Regulation  

FCA may consider using IFAs to ‘test’ Pension Wise

FCA may consider using IFAs to ‘test’ Pension Wise

The Financial Conduct Authority may consider using financial advisers to review Pension Wise in the future, David Geale, the FCA’s director of policy, told a group of MPs.

In a session with the work and pensions committee on pension freedoms guidance, Mr Geale was asked whether the regulator has used IFAs to conduct reviews of the guidance or whether IFAs could do a regular audit.

Speaking on the testing of the service so far, Mr Geale said: “We have not used IFAs to do a blind test”, stating that there is currently no “cause for concern” about Pension Wise.

“We have not used IFAs to review outcomes but that is not something we would [usually] do.”

He added that many of the FCA’s staff are ex-IFA’s, “himself included”.

“We have reviewed them against the standards we would look at in our own supervisory processes.”

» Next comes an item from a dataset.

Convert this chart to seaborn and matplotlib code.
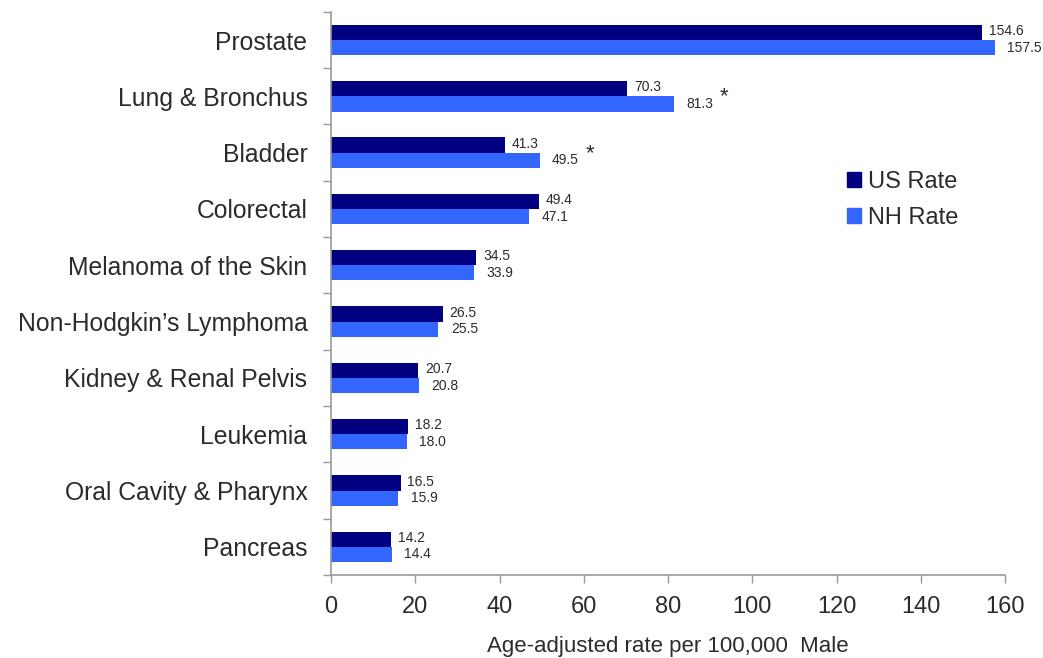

Mr Geale highlighted that in some cases the regulator used consultants and “for others we use ourselves based on the frameworks we build and the experiences that we have”.

“I take your point, maybe it is something we could do in the future - we’ve not used IFAs to review our services as yet.”

Meanwhile, MPs also heard that the FCA has received 160 complaints about pension introducers in the last two years and is taking forward four “test” cases, however it has not seen a “spike” in scams since the pension freedoms were implemented.

Chris Woolard, director of policy, risk and research at the FCA, who was also giving evidence said: “160 have gone into the assessment process where enforcement will assess merits of it, whether it’s our jurisdiction or for the police and five with ongoing operations.

“At the moment we are in a position where we have sufficient resources and good level of co-operation with the City of London police.”

A FCA spokesperson told FTAdviser that the FCA is taking forward four test cases.

MPs also raised concerns about unregulated investments and scams.

Mr Woolard said: “The big issue is that people are based overseas and are using the internet as the main means of contacting consumers.”

He warned that this brings up jurisdiction issues but as soon as the regulator becomes aware of “fake websites”, it works with the internet provider to take it down “but clearly this is a cat and mouse game”.

Mr Woolard said the regulator’s main tool is educating consumers - pointing to its Scam Smart campaign, “so that when people get approaches [by scammers] they are alert”.

MPs also questioned whether removing annuities being the default retirement product for the majority of people would boost the amount of scammers, however Mr Woolard said this was not the case.

He said: “What we are seeing is that this is clearly a very attractive target for scammers. People who might otherwise be spending their time phishing bank account may think about posing as a fake pension provider. We are seeing activity in this area but it is not causing more people to come in as fraudsters.”